The group is aimed especially at ethnomusicology research students, but anyone with an interest in ethnomusicology would be more than welcome to come along.
If you have any trouble getting hold of the reading or if you have any questions, please contact Chloe Zadeh on email@example.com.
See you there!
In a discussion of applied and activist ethnomusicology, Henry Stobart tentatively invoked the idea of “critical distance”, warning (if I remember correctly) that it might be something worth holding on to whilst we attempt to act ethically in the field, or as advocates for our informants.
It is hardly surprising that most of us avoid talking about critical distance when we relate our experiences in the field. We are aware of the impossibility of achieving “scientific” objectivity in studies of human culture; we realise that the illusion of such objectivity has long legitimated highly subjective and frequently misleading accounts of the music we are studying; and we feel deeply suspicious of any attempts to privilege the understanding of the researcher over that of the researched, particularly if the researcher’s only qualification is a generalised training in the arts and humanities from an academic institution (probably in Europe or America) and particularly when the researched may lack the agency and economic capability to be able to represent themselves in writing.
And yet, I couldn’t help feeling glad to hear this brief mention of critical distance in the roundtable last week. In my own work, I value the fact that there is relatively little for me to gain or lose in telling one story about Indian classical music over and above another. Where the status of certain genres is contested, I feel happy that I can simply detail the different, competing interpretations of those genres without my career’s depending on which interpretation becomes the dominant narrative. Were I primarily a professional performer of Indian classical music, I would not be so lucky: my very livelihood might rely on the circulation of certain stories about the origins and past performance contexts of Indian classical music, regardless of their historical accuracy. Distance, in this case, makes it possible for me to explore and potentially to deconstruct a variety of different (and contradictory) narratives and ideologies in my work.
I don’t want to over-simplify things. As with anyone else, my position is necessarily clouded by ideology and an agenda of which I may largely be unaware. And my situation in the field is complicated by my sense of loyalty to my teacher and an ethical obligation not to damage the reputations of my informants through my research. There are a great many Indian classical musicians who would be just as capable as I am at deconstructing the rhetoric that surrounds Indian classical music. Still, I can’t help but feel that critical distance is something to which we should continue to aspire, even while we acknowledge that it is impossible to do fieldwork without becoming directly and emotionally implicated in the culture we are studying.

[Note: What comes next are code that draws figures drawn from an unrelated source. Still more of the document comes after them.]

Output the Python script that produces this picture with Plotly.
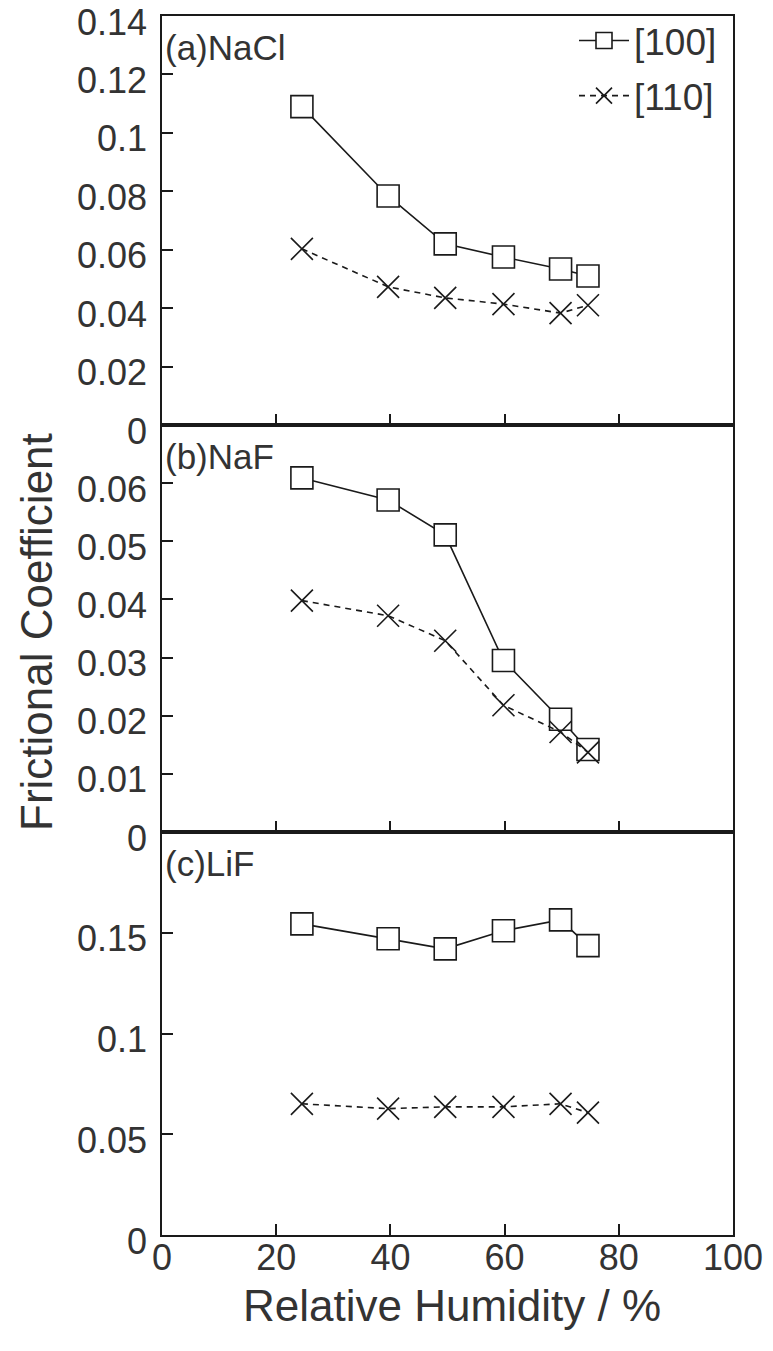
import plotly.graph_objects as go

# ---------------- data ----------------
rh = [24.5, 39.6, 49.6, 59.8, 69.8, 74.6]

nacl_100 = [0.109, 0.0784, 0.062, 0.0575, 0.0534, 0.051]
nacl_110 = [0.0603, 0.0473, 0.0435, 0.0414, 0.0383, 0.041]

naf_100 = [0.0609, 0.0571, 0.0511, 0.0295, 0.0194, 0.0142]
naf_110 = [0.0398, 0.0372, 0.0329, 0.0218, 0.0172, 0.0137]

lif_100 = [0.1544, 0.147, 0.142, 0.151, 0.1564, 0.1436]
lif_110 = [0.0651, 0.0627, 0.0636, 0.0636, 0.0651, 0.0607]

series_names = ["[100]", "[110]"]
panel_labels = ["(a)NaCl", "(b)NaF", "(c)LiF"]

x_ticks = [0, 20, 40, 60, 80, 100]
y_ticks_a = [0, 0.02, 0.04, 0.06, 0.08, 0.1, 0.12, 0.14]
y_ticks_b = [0, 0.01, 0.02, 0.03, 0.04, 0.05, 0.06]
y_ticks_c = [0, 0.05, 0.1, 0.15]

# ---------------- styling ----------------
FONT = "Liberation Sans, Arial, Helvetica, sans-serif"
TXT = "#333333"
INK = "#1a1a1a"
OFF = 8                      # page body margin of the html page
W, H = 773 - OFF, 1351 - OFF
ML, MR, MT, MB = 162 - OFF, 40, 16 - OFF, 116
PW = W - ML - MR
PH = H - MT - MB


def px_x(px):
    """page x pixel -> paper fraction"""
    return (px - OFF - ML) / PW


def px_y(py):
    """page y pixel -> paper fraction"""
    return (H - MB - (py - OFF)) / PH


panels = [
    (nacl_100, nacl_110, "x", "y", [0, 0.14001], y_ticks_a),
    (naf_100, naf_110, "x2", "y2", [0, 0.07], y_ticks_b),
    (lif_100, lif_110, "x3", "y3", [0, 0.2], y_ticks_c),
]

fig = go.Figure()
for i, (s100, s110, xa, ya, yr, yt) in enumerate(panels):
    fig.add_trace(go.Scatter(
        x=rh, y=s100, xaxis=xa, yaxis=ya, mode="lines+markers",
        name=series_names[0], showlegend=(i == 0), legendgroup="g100",
        line=dict(color=INK, width=1.6, dash="solid"),
        marker=dict(symbol="square", size=22, color="white",
                    line=dict(color=INK, width=1.6)),
    ))
    fig.add_trace(go.Scatter(
        x=rh, y=s110, xaxis=xa, yaxis=ya, mode="lines+markers",
        name=series_names[1], showlegend=(i == 0), legendgroup="g110",
        line=dict(color=INK, width=1.6, dash="6px,5px"),
        marker=dict(symbol="x-thin-open", size=22, color=INK,
                    line=dict(color=INK, width=1.6)),
    ))

b_top = px_y(425)
c_top = px_y(832)
domains = [[b_top, 1.0], [c_top, b_top], [0.0, c_top]]

axis_common = dict(
    showline=True, linecolor=INK, linewidth=1.6, mirror=True,
    ticks="inside", ticklen=11, tickwidth=1.6, tickcolor=INK,
    showgrid=False, zeroline=False, automargin=False,
    ticklabeloverflow="allow",
    tickfont=dict(family=FONT, size=36, color=TXT),
)

layout = dict(
    width=W, height=H,
    margin=dict(l=ML, r=MR, t=MT, b=MB, autoexpand=False),
    paper_bgcolor="white", plot_bgcolor="white",
    font=dict(family=FONT, color=TXT),
    showlegend=True,
    legend=dict(
        x=px_x(722), y=px_y(10), xanchor="right", yanchor="top",
        bgcolor="rgba(0,0,0,0)", borderwidth=0,
        font=dict(family=FONT, size=37, color=TXT),
        itemwidth=50, tracegroupgap=4, traceorder="grouped",
    ),
)

x_names = ["xaxis", "xaxis2", "xaxis3"]
y_names = ["yaxis", "yaxis2", "yaxis3"]
for i, (s100, s110, xa, ya, yr, yt) in enumerate(panels):
    xa_d = dict(axis_common)
    xa_d.update(range=[0, 100], tickvals=x_ticks,
                anchor=ya, showticklabels=(i == 2), ticklabelstandoff=-10)
    if i > 0:
        xa_d["matches"] = "x"
    layout[x_names[i]] = xa_d
    ya_d = dict(axis_common)
    ya_d.update(range=yr, tickvals=yt, domain=domains[i], anchor=xa,
                ticklabelstandoff=6, ticklabelshift=6)
    layout[y_names[i]] = ya_d

fig.update_layout(**layout)

# panel labels
for i, lab in enumerate(panel_labels):
    yref = ["y domain", "y2 domain", "y3 domain"][i]
    xref = ["x domain", "x2 domain", "x3 domain"][i]
    fig.add_annotation(text=lab, xref=xref, yref=yref, x=0, y=1,
                       xanchor="left", yanchor="top", xshift=1, yshift=-10,
                       showarrow=False,
                       font=dict(family=FONT, size=35, color=TXT))

# axis titles
fig.add_annotation(text="Frictional Coefficient", xref="paper", yref="paper",
                   x=px_x(36), y=px_y(632),
                   xanchor="center", yanchor="middle", textangle=-90,
                   showarrow=False, font=dict(family=FONT, size=44, color=TXT))
fig.add_annotation(text="Relative Humidity / %", xref="paper", yref="paper",
                   x=px_x(452), y=px_y(1305),
                   xanchor="center", yanchor="middle",
                   showarrow=False, font=dict(family=FONT, size=44, color=TXT))

fig.write_html("out.html")
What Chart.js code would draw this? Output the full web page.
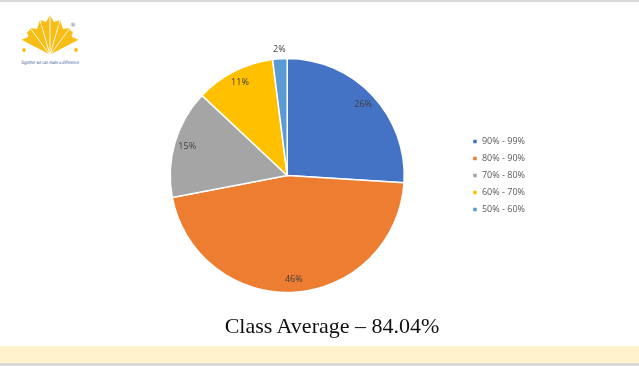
<!DOCTYPE html>
<html>
<head>
<meta charset="utf-8">
<script src="https://cdn.jsdelivr.net/npm/chart.js@4"></script>
<style>
  html, body { margin: 0; padding: 0; background: #fff; }
  body { width: 639px; height: 366px; position: relative; overflow: hidden; }
  .faixa-topo { position: absolute; left: 0; top: 0; width: 639px; height: 2px; background: #d9d9d9; }
  .logo { position: absolute; left: 0; top: 0; }
  .grafico { position: absolute; left: 0; top: 0; width: 639px; height: 345px; }
  .titulo { position: absolute; left: 0; top: 313px; width: 664px; line-height: 26px; text-align: center;
            font-family: 'Liberation Serif', serif; font-size: 22px; color: #111; }
  .faixa { position: absolute; left: 0; top: 346px; width: 639px; height: 17px; background: #fff2cc; }
  .rodape { position: absolute; left: 0; top: 363px; width: 639px; height: 3px; background: #d9d9d9; }
</style>
</head>
<body>
<div class="faixa-topo"></div>

<!-- logo -->
<svg class="logo" width="100" height="75">
  <polygon fill="#F8BE16" points="50,55 21,40 28,37 30,28 37,29 40,20 46,22 50,15 54,22 60,20 63,29 70,28 72,37 79,40"/>
  <g stroke="#fff" stroke-width="0.9">
    <line x1="50" y1="55" x2="21" y2="40"/>
    <line x1="50" y1="55" x2="30" y2="28"/>
    <line x1="50" y1="55" x2="40" y2="20"/>
    <line x1="50" y1="55" x2="50" y2="15"/>
    <line x1="50" y1="55" x2="60" y2="20"/>
    <line x1="50" y1="55" x2="70" y2="28"/>
    <line x1="50" y1="55" x2="79" y2="40"/>
  </g>
  <g fill="#F8BE16">
    <circle cx="43" cy="24" r="1.9"/><circle cx="57" cy="24" r="1.9"/>
    <circle cx="29" cy="33" r="1.9"/><circle cx="71" cy="33" r="1.9"/>
    <circle cx="24" cy="50" r="1.9"/><circle cx="76" cy="50" r="1.9"/>
  </g>
  <text x="73" y="27" font-size="6" fill="#777" font-family="DejaVu Sans" text-anchor="middle">®</text>
  <text x="21" y="64" font-size="4.6" fill="#2F5597" font-style="italic" font-family="DejaVu Sans" textLength="58" lengthAdjust="spacingAndGlyphs">Together we can make a difference</text>
</svg>

<div class="grafico"><canvas id="graficoNotas"></canvas></div>
<div class="titulo">Class Average – 84.04%</div>
<div class="faixa"></div>
<div class="rodape"></div>

<script>
const faixas = ['90% - 99%', '80% - 90%', '70% - 80%', '60% - 70%', '50% - 60%'];
const percentuais = [26, 46, 15, 11, 2];
const cores = ['#4472C4', '#ED7D31', '#A5A5A5', '#FFC000', '#5B9BD5'];

// rótulos de porcentagem dentro das fatias (ou fora, se a fatia for pequena)
const rotulosPlugin = {
  id: 'rotulos',
  afterDatasetsDraw(chart) {
    const ctx = chart.ctx;
    const meta = chart.getDatasetMeta(0);
    ctx.save();
    ctx.font = '9px "Open Sans"';
    ctx.fillStyle = '#404040';
    ctx.textAlign = 'center';
    ctx.textBaseline = 'middle';
    meta.data.forEach((arc, i) => {
      const { x, y, startAngle, endAngle, outerRadius } = arc.getProps(['x', 'y', 'startAngle', 'endAngle', 'outerRadius'], true);
      const meio = (startAngle + endAngle) / 2;
      const r = percentuais[i] < 5 ? outerRadius + 9 : outerRadius * 0.89;
      ctx.fillText(percentuais[i] + '%', x + Math.cos(meio) * r, y + Math.sin(meio) * r);
    });
    ctx.restore();
  }
};

new Chart(document.getElementById('graficoNotas'), {
  type: 'pie',
  data: {
    labels: faixas,
    datasets: [{
      data: percentuais,
      backgroundColor: cores,
      borderColor: '#fff',
      borderWidth: 1.5,
      radius: 117
    }]
  },
  options: {
    responsive: true,
    maintainAspectRatio: false,
    animation: false,
    layout: { padding: { top: 58, bottom: 52, left: 110, right: 104 } },
    plugins: {
      tooltip: { enabled: false },
      legend: {
        position: 'right',
        align: 'center',
        labels: {
          boxWidth: 5,
          boxHeight: 5,
          padding: 8,
          color: '#595959',
          font: { family: 'Open Sans', size: 9 }
        }
      }
    }
  },
  plugins: [rotulosPlugin]
});
</script>
</body>
</html>
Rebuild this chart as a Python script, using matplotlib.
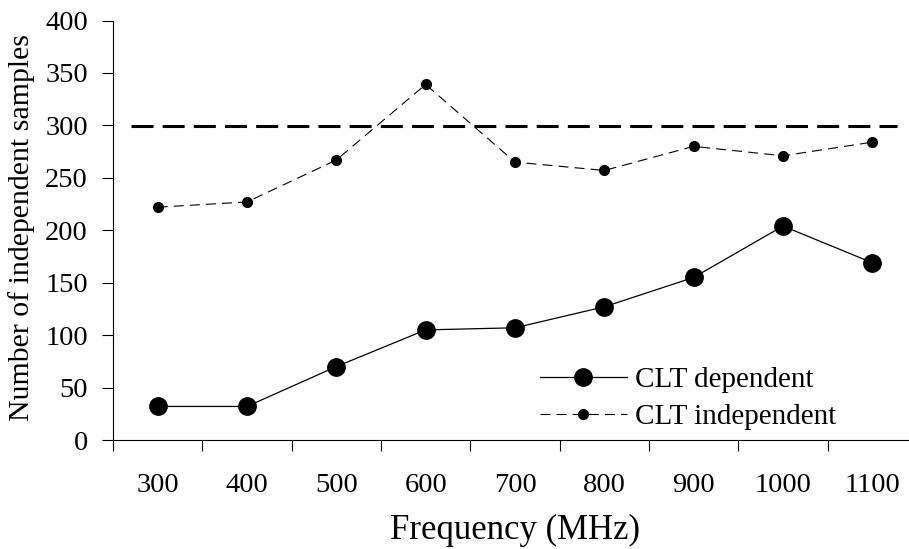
import matplotlib
matplotlib.use("Agg")
import matplotlib.pyplot as plt
import numpy as np

categories = ["300", "400", "500", "600", "700", "800", "900", "1000", "1100"]
clt_dependent = [32, 32, 70, 105, 107, 127, 155, 204, 169]
clt_independent = [222, 227, 267, 339, 265, 257, 280, 271, 284]
reference_level = 299
reference_span = (-0.30, 8.28)
y_ticks = [0, 50, 100, 150, 200, 250, 300, 350, 400]

plt.rcParams['font.family'] = ['Liberation Serif', 'DejaVu Serif']

W, H = 909, 549
fig = plt.figure(figsize=(W / 100, H / 100), dpi=100)
ax = fig.add_axes([113 / W, 1 - 440 / H, 804 / W, 419.5 / H])

x = np.arange(len(categories))
ax.plot(x, clt_dependent, color='black', lw=0.9, marker='o', markersize=12.5,
        label='CLT dependent', clip_on=False)
ax.plot(x, clt_independent, color='black', lw=0.8, linestyle=(0, (9, 5.5)),
        marker='o', markersize=7, label='CLT independent', clip_on=False)
ax.hlines(reference_level, *reference_span, colors='black', lw=2.2,
          linestyles=(0, (7.2, 3.0)))

ax.set_xlim(-0.5, len(categories) - 0.5)
ax.set_ylim(0, 400)
ax.set_yticks(y_ticks)
ax.set_xticks(np.arange(len(categories) + 1) - 0.5, minor=False)
ax.set_xticklabels([])
ax.set_xticks(x, minor=True)
ax.set_xticklabels(categories, minor=True)
ax.tick_params(axis='x', which='major', direction='out', length=8, width=0.8)
ax.tick_params(axis='x', which='minor', length=0, pad=24, labelsize=20.5)
ax.tick_params(axis='y', direction='out', length=8, width=0.8, labelsize=20.5, pad=10)

for side in ['top', 'right']:
    ax.spines[side].set_visible(False)
ax.spines['left'].set_linewidth(0.8)
ax.spines['bottom'].set_linewidth(0.8)

ax.set_xlabel('Frequency (MHz)', fontsize=25, labelpad=11)
ax.set_ylabel('Number of independent samples', fontsize=21.5)
ax.yaxis.set_label_coords(-0.097, 0.5066)

leg = fig.legend(handles=ax.get_lines()[:2], loc='upper left',
                 bbox_to_anchor=(540 / W, 1 - 367 / H), frameon=False,
                 fontsize=21, handlelength=2.98, handletextpad=0.28,
                 labelspacing=0.35, borderpad=0, borderaxespad=0)

fig.savefig('out.png', dpi=100)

So I am left wondering: what would ethnomusicological research be like if we abandoned the idea of critical distance altogether? If we don’t, how can we do research ethically and responsibly and how do we frame our scholarly objectives such that we don’t assume the intellectual superiority of researcher over researched? Is there any advantage in “coming from the outside”, in writing about a musical culture that initially feels alien and in which, at least at the beginning of our research, we are not personally involved? How might one achieve critical distance when studying a musical culture in which one is an insider, born and raised? How might one achieve critical distance after a long period of participant-observation in the field? Is critical distance necessarily undermined by the nature of our personal relationships (friendship, for example, or, I suppose, mutual dislike) with the people we encounter while doing research?